Nation seeks politicians without fault: apply within

23 09 2011

For a bunch that proclaims to loathe cookie-cutter political hacks dominating pre-selection battles. Australians are doing a bloody good job of turning anyone else off entering politics.

In 2002, I started work as an adviser for a NSW Labor minister. After a few months, he sounded me out. The party needs strong female candidates. You haven’t come up through the ranks of the machine or a union. You’re the kind of person the party needs. Member for X is going to announce he won’t contest the 2003 election. Do you want to have a go? I admit I thought about it for a few moments. For a lot of advisers, a seat in Parliament is the prize. Then I said, ‘no … it’s not for me.’ There was one overriding reason for that decision: I was afraid that events and choices in my personal life would make public life unbearable. As every year passes, I know I made the right choice. You see, for all of the whining that goes on about the quality of candidates & MPs; the ‘lifetime politicians’, Australia is increasingly (& sadly, in my opinion) adopting an American-style moral character test for our elected representatives – and on a lot of counts, I fail.

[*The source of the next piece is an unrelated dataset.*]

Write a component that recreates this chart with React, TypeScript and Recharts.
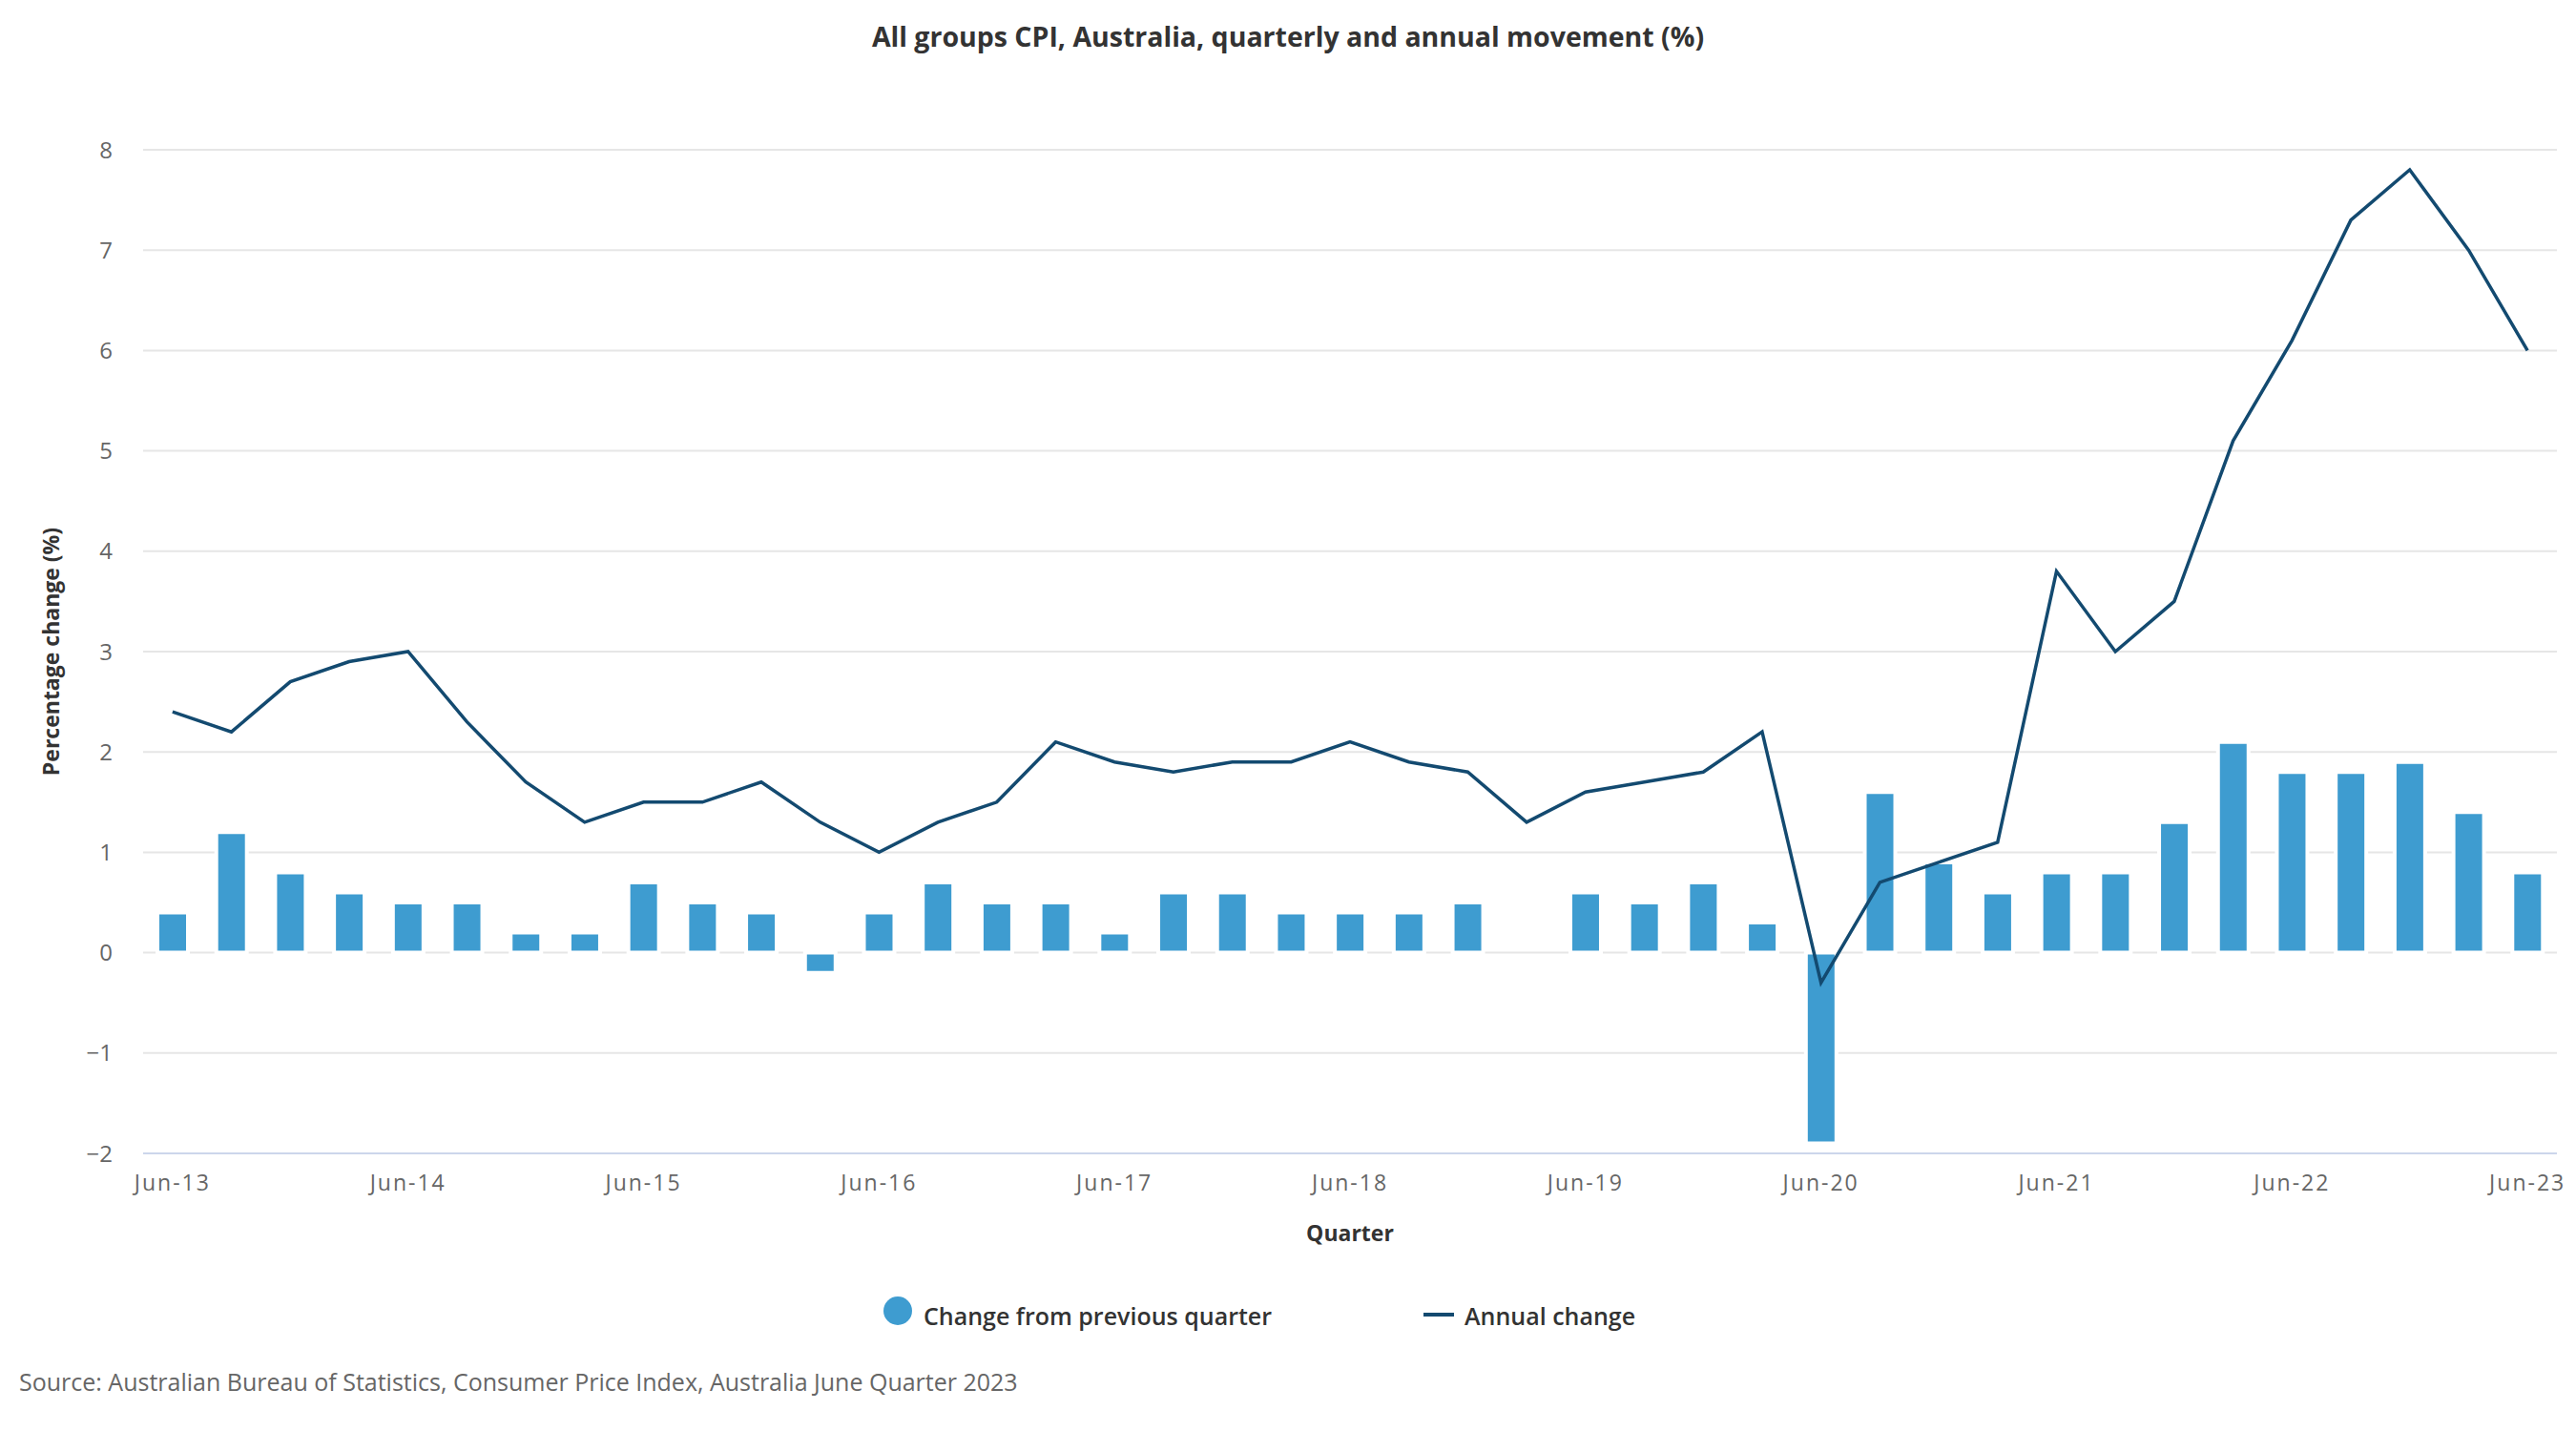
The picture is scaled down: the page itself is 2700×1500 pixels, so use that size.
import { ComposedChart, Bar, Line, XAxis, YAxis, CartesianGrid } from 'recharts';

const quarters = [
  'Jun-13', 'Sep-13', 'Dec-13', 'Mar-14', 'Jun-14', 'Sep-14', 'Dec-14', 'Mar-15',
  'Jun-15', 'Sep-15', 'Dec-15', 'Mar-16', 'Jun-16', 'Sep-16', 'Dec-16', 'Mar-17',
  'Jun-17', 'Sep-17', 'Dec-17', 'Mar-18', 'Jun-18', 'Sep-18', 'Dec-18', 'Mar-19',
  'Jun-19', 'Sep-19', 'Dec-19', 'Mar-20', 'Jun-20', 'Sep-20', 'Dec-20', 'Mar-21',
  'Jun-21', 'Sep-21', 'Dec-21', 'Mar-22', 'Jun-22', 'Sep-22', 'Dec-22', 'Mar-23',
  'Jun-23',
];

// change from previous quarter (%)
const quarterlyChange = [
  0.4, 1.2, 0.8, 0.6, 0.5, 0.5, 0.2, 0.2,
  0.7, 0.5, 0.4, -0.2, 0.4, 0.7, 0.5, 0.5,
  0.2, 0.6, 0.6, 0.4, 0.4, 0.4, 0.5, 0.0,
  0.6, 0.5, 0.7, 0.3, -1.9, 1.6, 0.9, 0.6,
  0.8, 0.8, 1.3, 2.1, 1.8, 1.8, 1.9, 1.4,
  0.8,
];

// annual change (%)
const annualChange = [
  2.4, 2.2, 2.7, 2.9, 3.0, 2.3, 1.7, 1.3,
  1.5, 1.5, 1.7, 1.3, 1.0, 1.3, 1.5, 2.1,
  1.9, 1.8, 1.9, 1.9, 2.1, 1.9, 1.8, 1.3,
  1.6, 1.7, 1.8, 2.2, -0.3, 0.7, 0.9, 1.1,
  3.8, 3.0, 3.5, 5.1, 6.1, 7.3, 7.8, 7.0,
  6.0,
];

const yTicks = [-2, -1, 0, 1, 2, 3, 4, 5, 6, 7, 8];

const title = 'All groups CPI, Australia, quarterly and annual movement (%)';
const yTitle = 'Percentage change (%)';
const xTitle = 'Quarter';
const seriesNames = ['Change from previous quarter', 'Annual change'];
const source = 'Source: Australian Bureau of Statistics, Consumer Price Index, Australia June Quarter 2023';

const BAR_COLOR = '#3E9CD0';
const LINE_COLOR = '#134A70';
const FONT = "'Open Sans', sans-serif";

const data = quarters.map((q, i) => ({
  quarter: q,
  quarterly: quarterlyChange[i],
  annual: annualChange[i],
}));

// highcharts-style minus sign on the value axis
const fmtY = (v: number) => String(v).replace('-', '\u2212');

export default function App() {
  return (
    <div style={{ position: 'absolute', left: 0, top: 0, width: 2700, height: 1500, background: '#fff', fontFamily: FONT }}>
      <ComposedChart width={2700} height={1500} data={data} margin={{ top: 157, right: 20, bottom: 231, left: 0 }}>
        <CartesianGrid vertical={false} stroke="#e6e6e6" strokeWidth={2} />
        <XAxis
          dataKey="quarter"
          interval={3}
          height={60}
          tickLine={false}
          tickSize={0}
          tickMargin={23}
          axisLine={{ stroke: '#ccd6eb', strokeWidth: 2 }}
          tick={{ fill: '#666', fontSize: 23, fontFamily: FONT, letterSpacing: 2 }}
        />
        <YAxis
          width={150}
          domain={[-2, 8]}
          ticks={yTicks}
          interval={0}
          axisLine={false}
          tickLine={false}
          tickSize={0}
          tickMargin={32}
          tickFormatter={fmtY}
          tick={{ fill: '#666', fontSize: 24, fontFamily: FONT }}
        />
        <Bar dataKey="quarterly" fill={BAR_COLOR} barSize={32} stroke="#fff" strokeWidth={4} isAnimationActive={false} />
        <Line dataKey="annual" type="linear" stroke={LINE_COLOR} strokeWidth={3.5} dot={false} activeDot={false} isAnimationActive={false} />
      </ComposedChart>

      <svg width={2700} height={1500} style={{ position: 'absolute', left: 0, top: 0, pointerEvents: 'none' }} fontFamily={FONT}>
        <text x={1350} y={49} textAnchor="middle" fontSize={28.5} fontWeight={700} fill="#333">{title}</text>
        <text transform="translate(62,683) rotate(-90)" textAnchor="middle" fontSize={23} fontWeight={700} fill="#333">{yTitle}</text>
        <text x={1415} y={1301} textAnchor="middle" fontSize={23} fontWeight={700} fill="#333">{xTitle}</text>

        <circle cx={941} cy={1374} r={15} fill={BAR_COLOR} />
        <text x={968} y={1389} fontSize={25} fontWeight={600} fill="#333">{seriesNames[0]}</text>
        <rect x={1492} y={1376} width={32} height={4} fill={LINE_COLOR} />
        <text x={1535} y={1389} fontSize={25} fontWeight={600} fill="#333">{seriesNames[1]}</text>

        <text x={20} y={1458} fontSize={25} fill="#666">{source}</text>
      </svg>
    </div>
  );
}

If you want a career in Australian politics, you need to start thinking about it at 15, join the Young Libs, Young Nats, Young Labor, Young Un-Fun clubs. I don’t think the Greens have an insufferable youth wing, but if they do, I’m sure it’s a little more tolerable. This way, you’ll be inculcated with not just the party line, learn how to spit venom at your nasty little conferences & attend branch meetings; you’ll also learn about ‘shit sheets’. These grubby documents are the anti-Christ of the Parliamentary privilege debate I wrote about last week. They are the product of scuttlebutt, gossip & personal enmities. I’ve seen them circulated at party conferences & mailed to Ministerial offices. It’s the poison-pen equivalent to the needle and the damage done. What do they teach the kiddies? Whatever you do, don’t do anything ‘wrong’.

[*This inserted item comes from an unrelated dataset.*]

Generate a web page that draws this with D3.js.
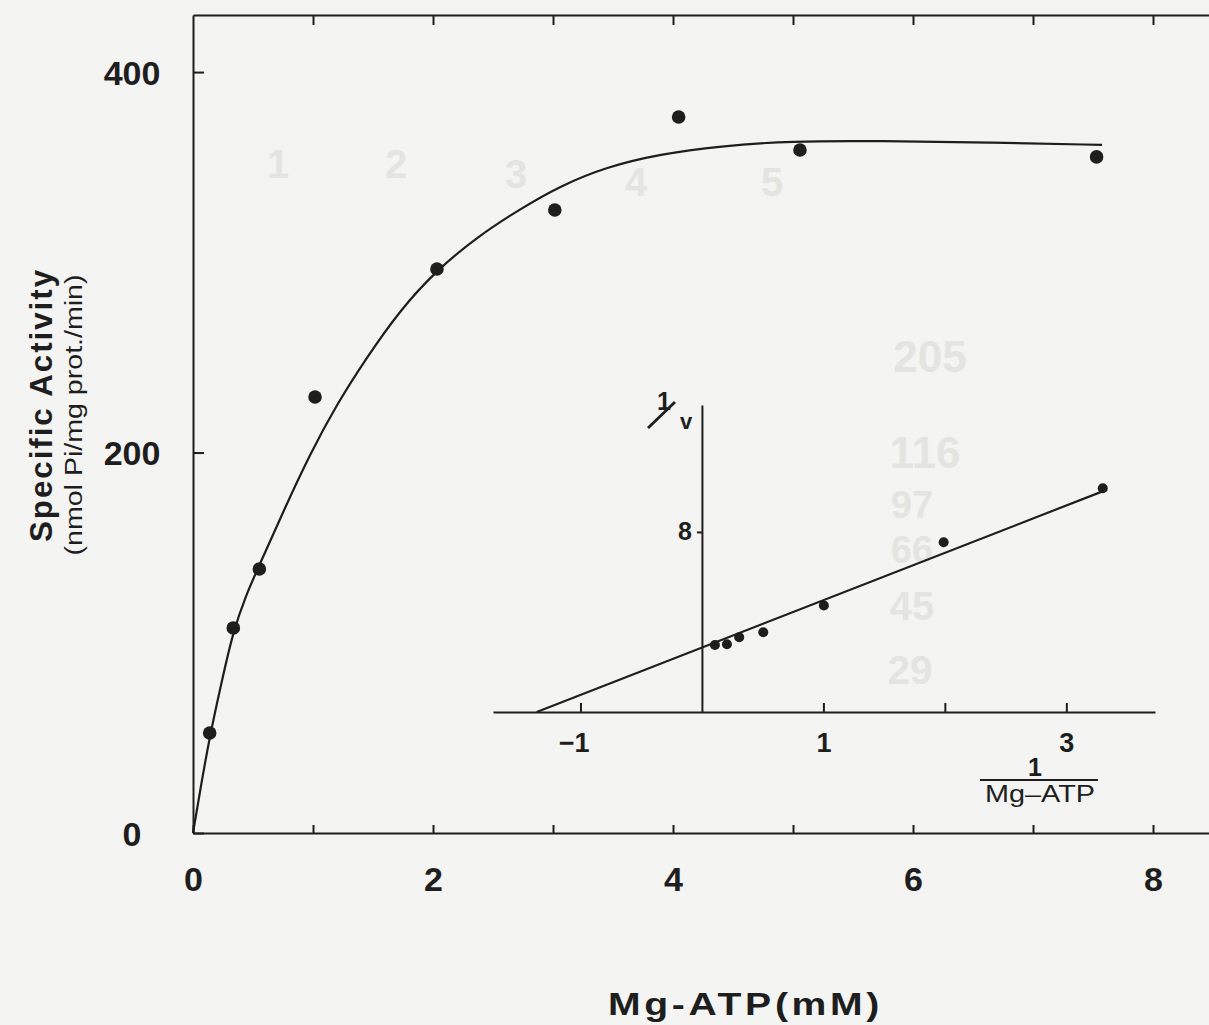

In the last month, we’ve seen the office of the Prime Minister denigrated in a tacky, ‘comedy’ commissioned by the ABC. I refuse to watch, ‘At Home With Julia’, not because politicians should be put on a pedestal, but because I saw a promo of the Prime Minister apologising for flashing a bit of thigh trying to get to a meeting dressed in a pink robe and thought, Mark Scott, ‘you wouldn’t do that to a man’. It’s the same principle I apply to Glenn Milne’s loathsome attack on the Prime Minister over a previous relationship, and today’s pitiful smear in The Age on Sophie Mirabella less than a fortnight after the death of a man, who, regardless of their relationship, had a profound effect on her life. Unless there are financial irregularities with campaign donations, who cares? What possible public interest is there in the insinuation that she hid the relationship because of her family? The only person who seems to rejoice in this is Catherine Deveny, who tweeted, “Sophie Mirabella. Self-hating wog. Discuss.” I don’t like Ms Mirabella’s politics, but I will address Ms Deveny’s talking point: “Catherine Deveny. Feminist & progressive when she feels like it. Discuss.”

The nadir of these personal attacks is when it comes to ‘outing’ homosexuals. A NSW Cabinet Minister is alleged to have been caught in a ‘lewd act’. Two witnesses allegedly reported to an off-duty police officer that they allegedly saw someone engaged in a sexual act in public, in an ‘inner city suburb’ (i.e. where all the gays in the village of Sydney live). I have never witnessed a lower act in politics than the outing of NSW Minister (and a former boss), David Campbell by Channel 7 reporter, Adam Walters. In what way, shape or parallel universe did his personal anguish improve public life in NSW? The government lost a hard-working Minister who had not broken any section of the Ministerial Code of Conduct. Funnily enough, the hardest-hitting question put to Walters when the public interest test was applied came from Channel 7 Sunrise host, David Koch, who point-blank asked Walters whether he’d ever been involved in such an activity, as Walters had justified the story on the grounds that Campbell had misused a Ministerial car. The answer was yes, when he & then-partner, Reba Meagher, left her driver asleep at the wheel of her Ministerial car at work after dropping her off at a nightclub. Your tax dollars, hard at work.

Politicians are paid by us. They are ambassadors for our community; but they are human. So, Australia, get used to a breed of politicians who have never been pissed; never had homosexual sex; never used drugs (unless in the company of journalists); never sent a text or called someone just for the purpose of having sex; never had a parking fine; never been unemployed or admitted to hospital for anything other than a sporting-related injury; never had an affair or fallen in love with someone ‘inappropriate’, like a hairdresser. Welcome to a future filled with drones, whose only exposure to life as many of us imperfect angels know it is vicarious because their eyes have been trained on the prize since they were teenagers. Think of an America without Lincoln or Kennedy; a Britain without Churchill; an Australia without a Hawke or Curtin, because that’s where we’re going. It’s not that hard; we’re already there.